Histórias, algumas reais

quinta-feira, 5 de março de 2009

A Conquista do King

Ana acabou de se divorciar. E na busca incessante da felicidade saiu da sua casa palacial, e foi viver para um sotão alugado. Leva consigo a sua riqueza: a sua filha Inês, sem a qual não lhe seria possível viver.

Aquando da primeira visita ao sotão que veio a alugar, foi recebida agressivamente por dois cães sem raça que viviam naquele quintal, por onde elas teriam de passar para aceder à casa. Eram o Roby e o King.

O Roby tinha um focinho doce, pêlo castanho dourado, luzidio, e acabou por se revelar um vulgar cachorro brincalhão. O King era feio. Rafeiro autêntico, vira-latas, preto, mas já com muitos pêlos brancos da idade, uma orelha caída, partida pelos maus tratos da vida. Pêlo áspero, apesar dos banhos a que era sujeito periodicamente pelos donos cuidadosos. O King não inspirava qualquer simpatia. Era feio, agressivo e antipático.

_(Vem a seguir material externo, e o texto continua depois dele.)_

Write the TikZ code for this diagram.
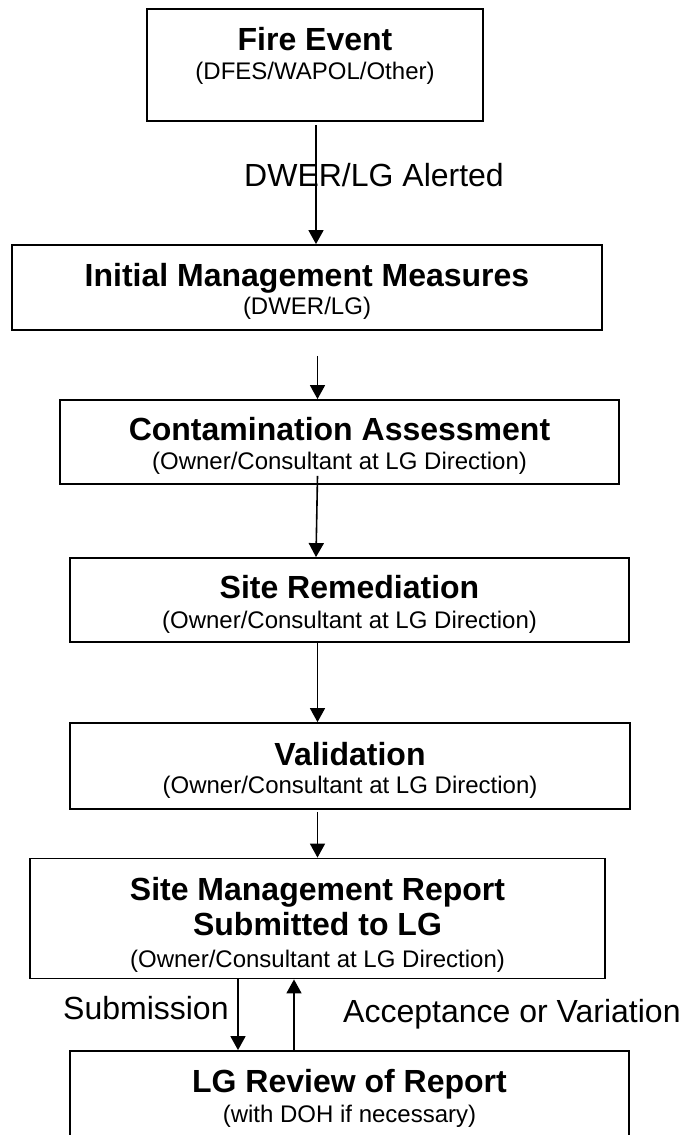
\documentclass[tikz,border=0pt]{standalone}
\usepackage{fontspec}
\setmainfont{Liberation Sans}
\usetikzlibrary{arrows.meta}
\begin{document}
\begin{tikzpicture}[x=1pt,y=-1pt,
  box/.style={draw, line width=1.8pt, inner sep=0pt},
  head/.style={font=\fontsize{32}{36}\selectfont\bfseries, anchor=base, inner sep=0pt},
  sub/.style={font=\fontsize{24}{28}\selectfont, anchor=base, inner sep=0pt},
  lab/.style={font=\fontsize{32}{36}\selectfont, inner sep=0pt},
  arr/.style={line width=1.6pt, -{Triangle[length=14pt,width=15pt]}}]
\fill[white] (0,0) rectangle (684,1135);
\useasboundingbox (0,0) rectangle (684,1135);
% boxes
\node[box, minimum width=336pt, minimum height=112pt] (fire) at (315,65) {};
\node[box, minimum width=590pt, minimum height=85pt] (imm) at (307,287.5) {};
\node[box, minimum width=559pt, minimum height=84pt] (ca) at (339.5,442) {};
\node[box, minimum width=559pt, minimum height=84pt] (sr) at (349.5,600) {};
\node[box, minimum width=560pt, minimum height=86pt] (val) at (350,766) {};
\node[box, minimum width=575pt, minimum height=120pt] (smr) at (317.5,918.5) {};
\node[box, minimum width=559pt, minimum height=100pt] (lg) at (349.5,1101) {};
% texts
\node[head] (t1a) at (315,50) {Fire Event};
\node[sub] (t1b) at (315,79) {(DFES/WAPOL/Other)};
\node[head] (t2a) at (307,286) {Initial Management Measures};
\node[sub] (t2b) at (307,314) {(DWER/LG)};
\node[head] (t3a) at (339.5,440) {Contamination Assessment};
\node[sub] (t3b) at (339.5,469) {(Owner/Consultant at LG Direction)};
\node[head] (t4a) at (349.5,598) {Site Remediation};
\node[sub] (t4b) at (349.5,628) {(Owner/Consultant at LG Direction)};
\node[head] (t5a) at (350,765) {Validation};
\node[sub] (t5b) at (350,793) {(Owner/Consultant at LG Direction)};
\node[head] (t6a) at (317.5,900) {Site Management Report};
\node[head] (t6b) at (317.5,935) {Submitted to LG};
\node[sub] (t6c) at (317.5,967) {(Owner/Consultant at LG Direction)};
\node[head] (t7a) at (349.5,1092) {LG Review of Report};
\node[sub] (t7b) at (349.5,1122) {(with DOH if necessary)};
% labels
\node[lab, anchor=base west] (l1) at (244,186) {DWER/LG Alerted};
\node[lab, anchor=base west] (l2) at (63,1019) {Submission};
\node[lab, anchor=base west] (l3) at (343,1022) {Acceptance or Variation};
% axes
\coordinate (ax1) at (316,0);
\coordinate (ax) at (317.5,0);
\coordinate (sx) at (238,0);
\coordinate (ux) at (294,0);
% connectors
\draw[arr, shorten <=3pt] (fire.south -| ax1) -- (imm.north -| ax1);
\draw[arr, shorten <=25pt] (imm.south -| ax) -- (ca.north -| ax);
\draw[arr] ([yshift=9pt]ca.south -| ax) -- (sr.north -| ax1);
\draw[arr] (sr.south -| ax) -- (val.north -| ax);
\draw[arr, shorten <=2pt] (val.south -| ax) -- (smr.north -| ax);
\draw[arr] (smr.south -| sx) -- (lg.north -| sx);
\draw[arr] (lg.north -| ux) -- (smr.south -| ux);
\end{tikzpicture}
\end{document}
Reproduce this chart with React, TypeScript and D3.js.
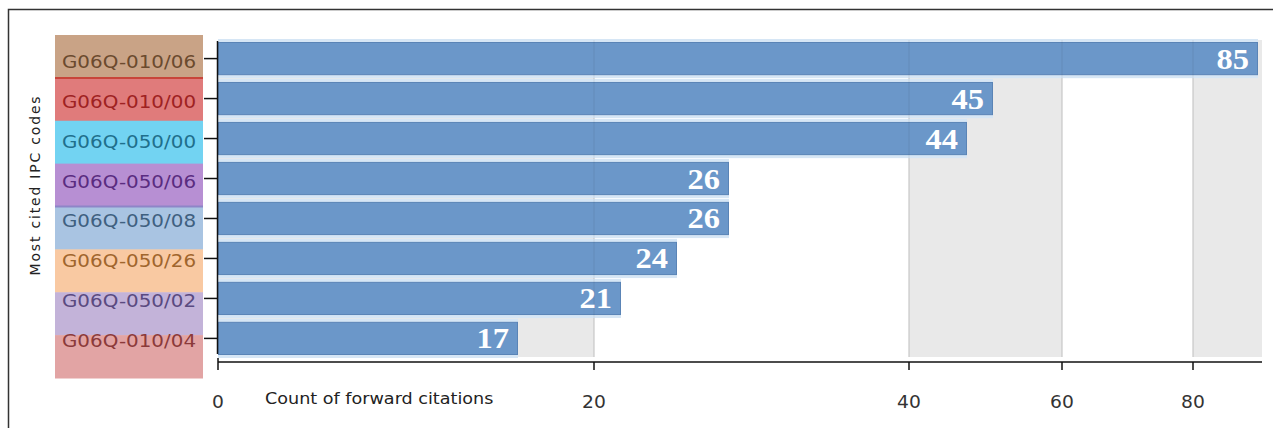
import React from "react";
import * as d3 from "d3";

const categories = [
  "G06Q-010/06",
  "G06Q-010/00",
  "G06Q-050/00",
  "G06Q-050/06",
  "G06Q-050/08",
  "G06Q-050/26",
  "G06Q-050/02",
  "G06Q-010/04",
];
const values = [85, 45, 44, 26, 26, 24, 21, 17];
const tickValues = [0, 20, 40, 60, 80];
const labelFills = ["#c9a386", "#e07b7b", "#72d3f2", "#b78fd3", "#a9c4e2", "#f9c9a2", "#c3b3d9", "#e2a4a4"];
const labelInk = ["#6b4a2e", "#9e2222", "#1f6f8c", "#5a2c80", "#3f6080", "#a0652d", "#5a4a80", "#8b3a3a"];
const separatorRows = [1, 4];
const separatorColors = ["#c8453a", "#8e85c8"];
const xTitle = "Count of forward citations";
const yTitle = "Most cited IPC codes";

// the reference axis is non-uniform: knots
const xKnots = [0, 17, 20, 21, 24, 26, 40, 44, 45, 60, 80, 85, 85.3];
const xKnotPx = [218, 518, 594, 621, 677, 729, 909, 967, 993, 1062, 1193, 1258, 1262];

export default function App() {
  const W = 1273, H = 428;
  const x = d3.scaleLinear().domain(xKnots).range(xKnotPx);
  const y = d3.scaleBand<string>().domain(categories).range([42, 355]).paddingInner(0.17).paddingOuter(0);
  const yLab = d3.scaleBand<string>().domain(categories).range([35, 378]).padding(0);
  const plotTop = 40, plotBottom = 357;
  const xMax = xKnots[xKnots.length - 1];
  const bandEdges = [...tickValues, xMax];
  const axisY = 362;
  const sans = "'DejaVu Sans', Verdana, sans-serif";

  return (
    <svg width={W} height={H} style={{ position: "absolute", left: 0, top: 0, background: "#fff" }}>
      {/* frame */}
      <path d={`M8.5,${H} V9.5 H${W}`} fill="none" stroke="#333" strokeWidth={1.5} />

      {/* alternating bands */}
      {bandEdges.slice(0, -1).map((v, i) => (
        <rect key={"b" + i} x={x(v)} y={plotTop} width={x(bandEdges[i + 1]) - x(v)} height={plotBottom - plotTop}
          fill={i % 2 === 0 ? "#e9e9e9" : "#ffffff"} />
      ))}
      {tickValues.slice(1).map((v) => (
        <line key={"g" + v} x1={x(v)} x2={x(v)} y1={plotTop} y2={plotBottom} stroke="#cfcfcf" strokeWidth={1} />
      ))}

      {/* bars */}
      {categories.map((c, i) => (
        <rect key={"h" + c} x={x(0)} y={(y(c) as number) - 3} width={x(values[i]) - x(0)} height={y.bandwidth() + 6}
          fill="#d6e6f5" />
      ))}
      {categories.map((c, i) => (
        <rect key={"r" + c} x={x(0) + 0.5} y={(y(c) as number) + 0.5} width={x(values[i]) - x(0) - 1} height={y.bandwidth() - 1}
          fill="#6b97c9" stroke="#5a84b6" strokeWidth={1} />
      ))}
      {tickValues.slice(1).map((v) => (
        <line key={"go" + v} x1={x(v)} x2={x(v)} y1={plotTop} y2={plotBottom} stroke="#000" strokeOpacity={0.07} strokeWidth={1} />
      ))}
      {categories.map((c, i) => (
        <text key={"v" + c}
          transform={`translate(${x(values[i]) - 9},${(y(c) as number) + y.bandwidth() / 2 + 10}) scale(1.12,1)`}
          textAnchor="end" fill="#fff" fontFamily="'Liberation Serif', 'Times New Roman', serif"
          fontWeight="bold" fontSize={29}>
          {values[i]}
        </text>
      ))}

      {/* category colour column */}
      {categories.map((c, i) => (
        <rect key={"l" + c} x={55} y={yLab(c)} width={148} height={yLab.bandwidth() + 0.5} fill={labelFills[i]} />
      ))}
      {separatorRows.map((r, k) => (
        <line key={"s" + r} x1={55} x2={203} y1={yLab(categories[r])} y2={yLab(categories[r])}
          stroke={separatorColors[k]} strokeWidth={2} />
      ))}
      {categories.map((c, i) => (
        <text key={"t" + c}
          transform={`translate(${129},${(y(c) as number) + y.bandwidth() / 2 + 9}) scale(1.17,1)`}
          textAnchor="middle" fill={labelInk[i]} fontFamily={sans} fontSize={17}>
          {c}
        </text>
      ))}

      {/* y axis */}
      <line x1={217.5} x2={217.5} y1={41} y2={354} stroke="#111" strokeWidth={1.5} />
      {categories.map((c) => (
        <line key={"yt" + c} x1={204} x2={217.5} y1={(y(c) as number) + y.bandwidth() / 2}
          y2={(y(c) as number) + y.bandwidth() / 2} stroke="#111" strokeWidth={1.5} />
      ))}

      {/* x axis */}
      <line x1={x(0)} x2={x(xMax)} y1={axisY} y2={axisY} stroke="#111" strokeWidth={1.5} />
      {tickValues.map((v) => (
        <g key={"xt" + v}>
          <line x1={x(v)} x2={x(v)} y1={v === 0 ? axisY - 4 : axisY} y2={axisY + 8} stroke="#111" strokeWidth={1.5} />
          <text transform={`translate(${x(v)},408) scale(1.1,1)`} textAnchor="middle" fill="#333" fontFamily={sans} fontSize={17}>
            {v}
          </text>
        </g>
      ))}
      <text transform="translate(265,404) scale(1.1,1)" fill="#222" fontFamily={sans} fontSize={16}>
        {xTitle}
      </text>
      <text transform={`translate(40,185) rotate(-90)`} textAnchor="middle" fill="#222" fontFamily={sans}
        fontSize={14} letterSpacing={1.8}>
        {yTitle}
      </text>
    </svg>
  );
}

Aos poucos, Ana foi perdendo o medo. Começou por lhes dar bolachas para que os cães gostassem dela. E resultou. Em pouco tempo, já conseguia entrar e sair de casa sem grandes complicações.

Um dia, vem o Scooby viver com eles (um Terrier agitado e desafiador). O Roby não se importou, mas o King sentindo o seu terreno ameaçado, não gostou nada! Assim como a pequena Inês, que via naquele monte de pêlos em movimento uma ameaça constante.
O Scooby saltitava, não parava, atirava-se às pessoas, punha-lhes as patas em cima exigindo atenção.

Um dia pôs-se de pé em cima da Inês, o que significa patas no pescoço e focinho na cara da miúda, que arranhada e assustada desatou a chorar. Ana gritou com o Scooby, que cobardemente fugiu, e não é que o King desatou a rosnar para o Scooby e daí para a frente nunca mais permitiu que ele se aproximasse sequer da Inês!? Com isto, a pequena Inês, e a Ana começaram a gostar do King, e davam-lhe festinhas e bolachinhas.

Mas o mais impressionante foi o primeiro dia em que o pai da Inês a foi buscar para passar o fim de semana com ela. Sendo a primeira vez, a Ana levou a filha ao portão, e ficou a vê-la entrar no carro do pai, disse-lhe adeus, com uma nostalgia só explicável a quem já passou pelo mesmo, e agarrada às grades do portão, vendo a mãozinha a filha a acenar-lhe e a afastar-se, vêem-lhe as lágrimas aos olhos, e é então que sente um corpo quente e forte encostar-se a si. Era o King! De pé, com as patas nas grades, completamente encostado à Ana, olhando a menina que ia embora, partilhando em perfeita sintonia os sentimentos dela, se vira e lhe dá uma lambidela, acariciando-a com os seus olhos castanhos, com a ternura infinita que só é possível encontar no olhar de um cão! Acho mesmo que o King também chorou naquele momento.

E a partir daí, definitivamente, o King conquistou o coração da Ana e também da Inês, ensinando-lhes que, à semelhança de tantas coisas na vida, aquele cão de mau aspecto não era afinal o que parecia! O King revelou-se um verdadeiro amigo, e hoje é-lhe tão difícil separar-se delas como dos próprios donos!